The Monetisation of WeChat and a Shifting Power-Balance in China’s e-commerce Landscape

Interesting developments last month at Tencent’s WeChat, where a new Android update roll-out may affect the power-balance between China’s Internet giants.

WeChat; China’s biggest instant messaging application, with well-over half a billion users, announced a major update to its’ Android app last month, that signals clearly its’ monetisation strategy going forward.

The new 5.1 version of WeChat is notable for the following updates:-

1) WeChat has increased the number of participants that are accommodated in group-chat from 40 members to 100. Users can only have one such group, unless they pay a nominal fee using WeChat’s mobile payment functionality.

2). Users can now top-up their own personal mobile phone accounts, and can do so as well for anyone in their contacts list. This is can be done via the WeChat payments function.

3). Users can now input a delivery address into their profile, which will enable the sending of physical goods purchased on Tencent’s Yixun e-commerce platform. Yixun is fully integrated into WeChat.

4). In the app’s popular plane game, players can revive their fighter jet after it crashes. Users simply pay a small fee via their WeChat payment account.

The 5.1 update facilitates far greater e-commerce integration and represents a move into more commercial pastures for WeChat looking to monetise its’ huge and ever growing user-base.

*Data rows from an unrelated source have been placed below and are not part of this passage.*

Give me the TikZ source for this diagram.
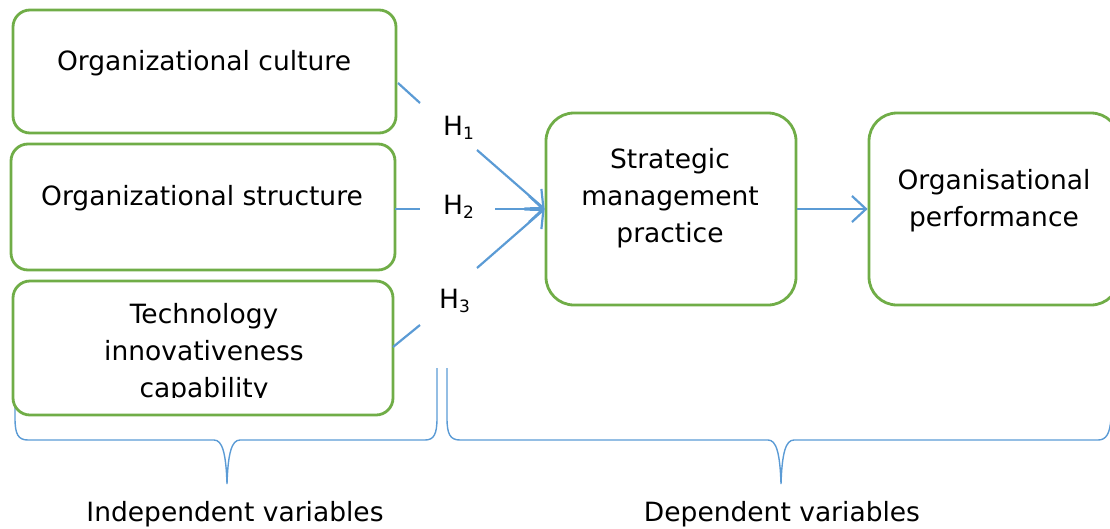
\documentclass[tikz,border=0pt]{standalone}
\usepackage{fontspec}
\setmainfont{DejaVu Sans}
\usetikzlibrary{arrows.meta,calc}
\definecolor{grn}{HTML}{70AD47}
\definecolor{lblue}{HTML}{5B9BD5}
\tikzset{
  gbox/.style={draw=grn, line width=2.8pt, rounded corners=17pt, fill=white, inner sep=0pt},
  bbox/.style={draw=grn, line width=2.8pt, rounded corners=28pt, fill=white, inner sep=0pt},
  txt/.style={font=\fontsize{26.5}{37}\selectfont, align=center, inner sep=0pt},
  hlab/.style={font=\fontsize{26.5}{30}\selectfont, inner sep=0pt, anchor=base west},
  conn/.style={draw=lblue, line width=2.2pt},
  arr/.style={draw=lblue, line width=2.2pt, -{Straight Barb[length=14pt,width=26pt,line width=2.2pt]}},
  brc/.style={draw=lblue, line width=1.4pt},
}
\newcommand{\hsub}[1]{H\raisebox{-4pt}{\fontsize{17}{17}\selectfont #1}}
\begin{document}
\begin{tikzpicture}[x=1pt,y=-1pt]
\useasboundingbox (0,0) rectangle (1110,528);
\begin{scope}
\clip (0,0) rectangle (1110,528);
% braces (behind boxes)
\draw[brc] (15,368) -- (15,418) .. controls (15,434) and (18,440) .. (28,440) -- (214,440)
  .. controls (222,440) and (226,452) .. (227,484)
  .. controls (228,452) and (232,440) .. (240,440) -- (425,440)
  .. controls (434,440) and (437,434) .. (437,418) -- (437,368);
\draw[brc] (447,368) -- (447,418) .. controls (447,434) and (450,440) .. (460,440) -- (768,440)
  .. controls (776,440) and (780,452) .. (781,484)
  .. controls (782,452) and (786,440) .. (794,440) -- (1098,440)
  .. controls (1106,440) and (1110,434) .. (1111,418) -- (1111,368);
% boxes
\node[gbox, minimum width=383pt, minimum height=123pt] (b1) at (204.5,71.5) {};
\node[gbox, minimum width=384pt, minimum height=126pt] (b2) at (203,207) {};
\node[gbox, minimum width=380pt, minimum height=134pt] (b3) at (203,348) {};
\node[bbox, minimum width=250pt, minimum height=192pt] (b4) at (671,209) {};
\node[bbox, minimum width=250pt, minimum height=192pt] (b5) at (994,209) {};
% texts (base anchor = baseline of last line)
\node[txt, anchor=base] (t1) at (204,70) {Organizational culture};
\node[txt, anchor=base] (t2) at (202,205) {Organizational structure};
\begin{scope}
\clip (13,281) rectangle (393,397);
\node[txt, anchor=base] (t3) at (204,397) {Technology\\innovativeness\\capability};
\end{scope}
\node[txt, anchor=base] (t4) at (670,242) {Strategic\\management\\practice};
\node[txt, anchor=base] (t5) at (994,226) {Organisational\\performance};
% hypothesis labels
\node[hlab] (h1) at (443,135) {\hsub{1}};
\node[hlab] (h2) at (443,214) {\hsub{2}};
\node[hlab] (h3) at (439,308) {\hsub{3}};
% connectors
\coordinate (s1a) at (398,83);  \coordinate (s1b) at (420,103); \coordinate (s1c) at (477,150);
\coordinate (s2a) at (395,209); \coordinate (s2b) at (420,209); \coordinate (s2c) at (495,209);
\coordinate (s3a) at (393,347); \coordinate (s3b) at (420,325); \coordinate (s3c) at (477,268);
\coordinate (tip) at (b4.west);
\draw[conn] (s1a) -- (s1b);
\draw[arr] (s1c) -- (tip);
\draw[conn] (s2a) -- (s2b);
\draw[arr] (s2c) -- (tip);
\draw[conn] (s3a) -- (s3b);
\draw[arr] (s3c) -- (tip);
\draw[arr] (b4.east) -- (b5.west);
% bottom labels
\node[txt, anchor=base] (l1) at (235,521) {Independent variables};
\node[txt, anchor=base] (l2) at (782,521) {Dependent variables};
\end{scope}
\end{tikzpicture}
\end{document}
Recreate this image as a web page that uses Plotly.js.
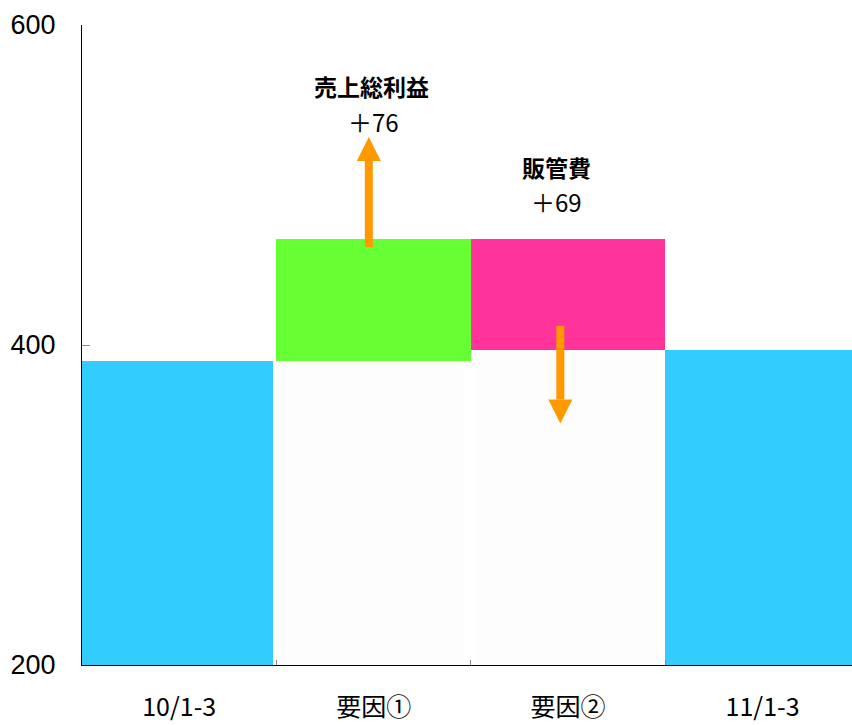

The Android app is being rolled out exclusively through Tencent’s MyApp store, which highlights a clear statement of intent to eat into competitor app stores market, such as Baidu and 91 Wireless’ HiMarket.

The 5.1 update is hot off the back of version 5, which saw prominent roll-outs of paid stickers, social gaming, as well as formal introduction the WeChat mobile payment feature.

If Tencent succeeds in using WeChat as a new conduit for e-commerce revenues, it could change the power balance among China’s Web giants. The undisputed leader in all-things-online-shopping has always been Alibaba, which generated an estimated $5.7-billion in sales during China’s Cyber Monday ‘Singles Day’, about 21% of which came through mobile.

Alibaba has been fighting back by aggressively pushing its own messaging app, Laiwang, and by developing online-to-offline functionality for its Alipay payment platform.

It will be interesting to see who gains market share off the back of these developments. Watch this space.